Data-driven governance — powered by AI, satellite imagery, and big data analytics — enables governments and institutions to monitor SDG indicators with unprecedented precision. For instance, satellite data now tracks deforestation in near real-time, making it far harder for governments to obscure forest loss. AI-driven analysis can identify patterns in socioeconomic data that manual review would miss entirely.
Strengthening global accountability requires moving beyond voluntary frameworks toward more structured oversight. Proposals include a Global Sustainability Council with peer review authority, binding corporate disclosure standards enforced across jurisdictions, and independent international auditing of national SDG reports.

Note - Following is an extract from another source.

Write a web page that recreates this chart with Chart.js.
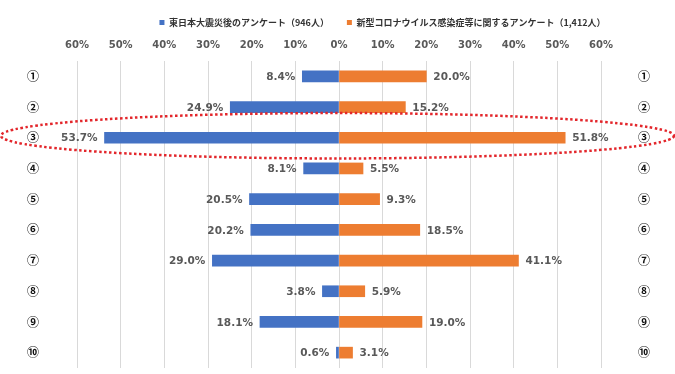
<!DOCTYPE html>
<html lang="ja">
<head>
<meta charset="utf-8">
<script src="https://cdn.jsdelivr.net/npm/chart.js@4"></script>
<style>
    html, body { margin: 0; padding: 0; background: #fff; overflow: hidden; }
    canvas { display: block; }
</style>
</head>
<body>
<canvas id="chart" width="675" height="374"></canvas>
<script>
// 項目ラベル
const itemLabels = ['①', '②', '③', '④', '⑤', '⑥', '⑦', '⑧', '⑨', '⑩'];
// 東日本大震災後のアンケート（％）
const shinsaiValues = [8.4, 24.9, 53.7, 8.1, 20.5, 20.2, 29.0, 3.8, 18.1, 0.6];
// 新型コロナウイルス感染症等に関するアンケート（％）
const coronaValues = [20.0, 15.2, 51.8, 5.5, 9.3, 18.5, 41.1, 5.9, 19.0, 3.1];
const seriesNames = ['東日本大震災後のアンケート（946人）', '新型コロナウイルス感染症等に関するアンケート（1,412人）'];
const axisMin = -60;
const axisMax = 60;
const axisStep = 10;
const highlightIndex = 2;

const colors = { blue: '#4472c4', orange: '#ed7d31', grid: '#d9d9d9', text: '#595959', ring: '#e3262b' };

// バー端の数値ラベル
const valueLabels = {
    id: 'valueLabels',
    afterDatasetsDraw(chart) {
        const ctx = chart.ctx;
        ctx.save();
        ctx.font = 'bold 10.5px "DejaVu Sans"';
        ctx.fillStyle = colors.text;
        ctx.textBaseline = 'middle';
        chart.data.datasets.forEach((ds, di) => {
            chart.getDatasetMeta(di).data.forEach((bar, i) => {
                const v = ds.data[i];
                const txt = Math.abs(v).toFixed(1) + '%';
                if (v < 0) {
                    ctx.textAlign = 'right';
                    ctx.fillText(txt, bar.x - 7, bar.y + 1);
                } else {
                    ctx.textAlign = 'left';
                    ctx.fillText(txt, bar.x + 7, bar.y + 1);
                }
            });
        });
        ctx.restore();
    }
};

// ③を囲む赤い点線の楕円
const highlightRing = {
    id: 'highlightRing',
    afterDraw(chart) {
        const ctx = chart.ctx;
        const y = chart.scales.y;
        const cy = y.getPixelForValue(highlightIndex) - 2;
        const ry = (y.getPixelForValue(1) - y.getPixelForValue(0)) * 0.74;
        ctx.save();
        ctx.strokeStyle = colors.ring;
        ctx.lineWidth = 2.5;
        ctx.setLineDash([2.5, 2.5]);
        ctx.beginPath();
        ctx.ellipse(chart.width / 2, cy, chart.width / 2 - 1, ry, 0, 0, Math.PI * 2);
        ctx.stroke();
        ctx.restore();
    }
};

// 凡例を少し右へ寄せる
const legendShift = {
    id: 'legendShift',
    afterLayout(chart) {
        chart.legend.left += 44;
        chart.legend.right += 44;
    }
};

const numberFont = { family: '"Noto Sans CJK JP"', size: 12, weight: 'bold', lineHeight: 1 };

new Chart(document.getElementById('chart'), {
    type: 'bar',
    data: {
        labels: itemLabels,
        datasets: [{
            label: seriesNames[0],
            data: shinsaiValues.map(v => -v),
            backgroundColor: colors.blue,
            barThickness: 11
        }, {
            label: seriesNames[1],
            data: coronaValues,
            backgroundColor: colors.orange,
            barThickness: 11
        }]
    },
    options: {
        indexAxis: 'y',
        responsive: false,
        animation: false,
        layout: { padding: { top: 0, bottom: 4, left: 27, right: 25 } },
        plugins: {
            legend: {
                position: 'top',
                maxHeight: 29,
                labels: {
                    boxWidth: 5,
                    boxHeight: 5,
                    padding: 18,
                    color: '#333',
                    font: { family: '"Noto Sans CJK JP"', size: 9, weight: 'bold' }
                }
            },
            tooltip: { enabled: false }
        },
        scales: {
            x: {
                position: 'top',
                stacked: true,
                min: axisMin,
                max: axisMax,
                grid: { color: colors.grid, drawTicks: false },
                border: { display: false },
                ticks: {
                    stepSize: axisStep,
                    padding: 10,
                    maxRotation: 0,
                    color: colors.text,
                    font: { family: '"DejaVu Sans"', size: 10, weight: 'bold' },
                    callback: v => Math.abs(v) + '%'
                }
            },
            y: {
                position: 'left',
                stacked: true,
                offset: true,
                grid: { display: false, drawTicks: false },
                border: { display: false },
                ticks: { padding: 0, crossAlign: 'far', color: '#111', font: numberFont },
                afterFit: s => { s.width = 50; }
            },
            y2: {
                type: 'category',
                labels: itemLabels,
                position: 'right',
                offset: true,
                grid: { display: false, drawTicks: false },
                border: { display: false },
                ticks: { padding: 0, crossAlign: 'far', color: '#111', font: numberFont },
                afterFit: s => { s.width = 49; }
            }
        }
    },
    plugins: [valueLabels, highlightRing, legendShift]
});
</script>
</body>
</html>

Ultimately, the future of SDG accountability lies in integration — embedding sustainability governance into the same systems that govern finance, trade, and diplomacy. SDG progress cannot remain a parallel reporting exercise; it must become a core measure of national and institutional performance.
Conclusion
SDG accountability and governance are not administrative formalities — they are the mechanisms through which the world’s most ambitious development agenda either succeeds or stalls. Governments must move beyond aspirational reporting to build credible, data-driven national accountability systems. Corporations must embed SDG commitments into governance structures, not just sustainability communications. And global institutions must create stronger, more enforceable frameworks that match the scale of the challenge.
The good news is that the tools exist. Digital platforms, AI-driven monitoring, international standards, and multi-stakeholder governance models are all advancing rapidly. What remains is the collective will to use them — and the institutional courage to hold one another accountable when commitments fall short.
As 2030 approaches, the question is no longer whether SDG accountability matters. The question is whether we will build the governance architecture to make it real.